Noey is a little bit of a chub monster. In reality, he's really not; he's in the 45%ile. So he's actually quite average, but when your first child lived in the <10%ile his whole life, 45% seems huge. Point being, we decided we needed a theme to match our little big man. Brandon came up with the genius idea of Bobs Big Boy and well... it stuck.
So now here we are! With a Bobs Big Boy theme. I found a website with a tutorial on how to make "hamburger" cupcakes and sugar cookie "fries" to serve. We'll put some checker table clothes down and grill up real burgers and hot dogs. Buy our little big boy a Bobs Big Boy shirt and maybe put a little wave in his hair. And then cry because my baby is a year old. I'll come up with more fun stuff as we get closer to... ya know...August.
I can't believe we're already talking about his birthday!! I remember his birth like it was yesterday and the stressful days in the NICU that followed. I remember my first day home alone with two kids, wondering how the hell I was ever going to manage. I remember being super productive and crafting like I never had before, and thinking I was so awesome doing all that on top of taking care of two kids. I remember finding out later it was just because my newborn slept a lot and once he got a little older I was not as awesome.
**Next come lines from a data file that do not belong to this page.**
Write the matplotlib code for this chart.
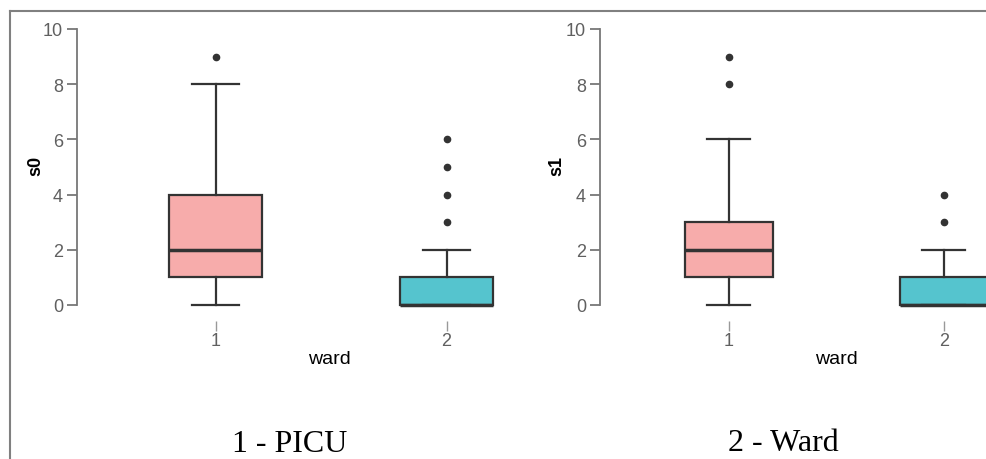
import matplotlib
matplotlib.use("Agg")
import matplotlib.pyplot as plt
from matplotlib.lines import Line2D

# box statistics (ward 1 = PICU, ward 2 = Ward)
wards = ["1", "2"]
s0_whislo = [0, 0]
s0_q1 = [1, 0]
s0_med = [2, 0]
s0_q3 = [4, 1]
s0_whishi = [8, 2]
s0_fliers = [[9], [3, 4, 5, 6]]

s1_whislo = [0, 0]
s1_q1 = [1, 0]
s1_med = [2, 0]
s1_q3 = [3, 1]
s1_whishi = [6, 2]
s1_fliers = [[8, 9], [3, 4]]

fill_colors = ["#F7ACAB", "#55C4CE"]
panel_titles = ["1 - PICU", "2 - Ward"]

EDGE = "#333333"
AXIS_GREY = "#777777"
TICK_GREY = "#606060"


def make_stats(whislo, q1, med, q3, whishi, fliers):
    stats = []
    for i in range(len(wards)):
        stats.append({
            "whislo": whislo[i], "q1": q1[i], "med": med[i],
            "q3": q3[i], "whishi": whishi[i], "fliers": fliers[i],
            "label": wards[i],
        })
    return stats


def draw_panel(ax, stats, ylabel, xlim, ylab_x, ward_x):
    bp = ax.bxp(
        stats, positions=[1, 2], widths=0.405, capwidths=0.2,
        patch_artist=True, showfliers=True,
        boxprops=dict(edgecolor=EDGE, linewidth=1.6),
        whiskerprops=dict(color=EDGE, linewidth=1.6),
        capprops=dict(color=EDGE, linewidth=1.6),
        medianprops=dict(color=EDGE, linewidth=2.5),
        flierprops=dict(marker="o", markersize=4.5, markerfacecolor=EDGE,
                        markeredgecolor=EDGE, linestyle="none"),
    )
    for patch, c in zip(bp["boxes"], fill_colors):
        patch.set_facecolor(c)
    for art in bp["boxes"] + bp["medians"] + bp["whiskers"] + bp["caps"] + bp["fliers"]:
        art.set_clip_on(False)

    ax.set_xlim(*xlim)
    ax.set_ylim(-0.5, 10.2)
    ax.set_yticks([0, 2, 4, 6, 8, 10])
    ax.set_xticks([1, 2])
    ax.set_xticklabels(wards)

    for side in ["top", "right"]:
        ax.spines[side].set_visible(False)
    ax.spines["left"].set_bounds(0, 10)
    ax.spines["left"].set_color(AXIS_GREY)
    ax.spines["left"].set_linewidth(1.3)
    ax.spines["bottom"].set_position(("outward", 1.5))
    ax.spines["bottom"].set_color("none")

    ax.tick_params(axis="y", direction="out", length=7, width=1.3,
                   color=AXIS_GREY, labelcolor=TICK_GREY, labelsize=13, pad=3)
    ax.tick_params(axis="x", direction="out", length=7, width=1.0,
                   color="#999999", labelcolor=TICK_GREY, labelsize=13, pad=1)

    ax.text(ylab_x, 0.52, ylabel, rotation=90, ha="center", va="center",
            fontsize=13, fontweight="bold", transform=ax.transAxes)
    ax.text(ward_x, -0.136, "ward", ha="center", va="center",
            fontsize=14, transform=ax.transAxes)


plt.rcParams["font.family"] = ["Liberation Sans", "DejaVu Sans"]

fig = plt.figure(figsize=(9.87, 4.6), dpi=100)
ax1 = fig.add_axes([0.078, 0.3048, 0.4797, 0.642])
ax2 = fig.add_axes([0.6079, 0.3048, 0.3921, 0.642])

draw_panel(ax1, make_stats(s0_whislo, s0_q1, s0_med, s0_q3, s0_whishi, s0_fliers),
           "s0", (0.4, 2.45), -0.087, 0.534)
draw_panel(ax2, make_stats(s1_whislo, s1_q1, s1_med, s1_q3, s1_whishi, s1_fliers),
           "s1", (0.4, 2.2), -0.111, 0.612)

fig.text(290 / 987, 1 - 452 / 460, panel_titles[0], ha="center", va="baseline",
         fontsize=23, family=["Liberation Serif", "DejaVu Serif"])
fig.text(783 / 987, 1 - 451 / 460, panel_titles[1], ha="center", va="baseline",
         fontsize=23, family=["Liberation Serif", "DejaVu Serif"])

# thin frame around the figure (left and top edges are visible in the source)
bx, by = 10 / 987, 1 - 12 / 460
fig.add_artist(Line2D([bx, bx], [0, by], transform=fig.transFigure,
                      color="#808080", linewidth=1.5))
fig.add_artist(Line2D([bx, 1], [by, by], transform=fig.transFigure,
                      color="#808080", linewidth=1.5))

fig.savefig("out.png", dpi=100)
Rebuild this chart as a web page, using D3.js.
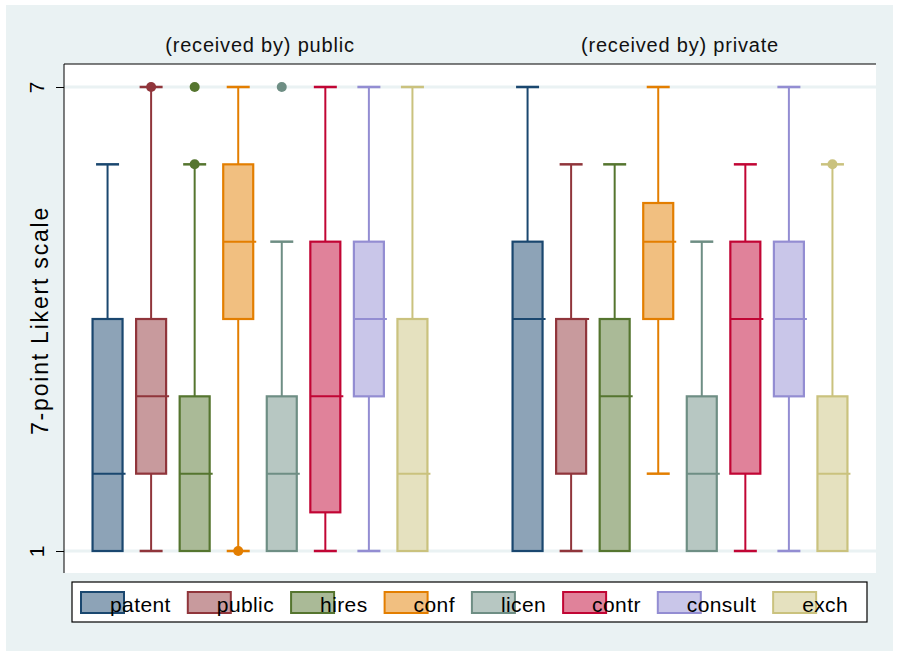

I remember having a clean house and good, home cooked meals for dinner every night when I was home on leave and being proud that no matter how busy I was with both kids, I was still at least able to manage those two things. I remember being proud that even though I entered this relationship with my now husband 8 years earlier I didn't have a single domestic bone in my body, and now here I was, running a household and doing so efficiently. I remember being so sad to go back to work even though I was desperate for adult conversation. After coming back to work my days are so busy and rushed, time passes by in a flash. I feel like those 3 months on leave took just as long as these past almost 7 months back at work have gone. It makes me extremely sad to know that I miss so many moments during the day with my boys. Yes, I was on the verge of losing my marbles on a regular occasion when I stayed home, but I was happily losing them. I was taking care of my family.
But in the times we live in, with the cost of living as high as it is, not working isn't an option. So until I find the money tree or win the lottery, I'll give hugs and kisses every morning and go off to work. And i'll take two months to plan something as silly as a first birthday, trying to impliment and force a theme into every place imaginable. I'll spend too much money and far too much time making every detail perfect, details most people wont even notice. And I'll do it all happily, because its for my littlest man.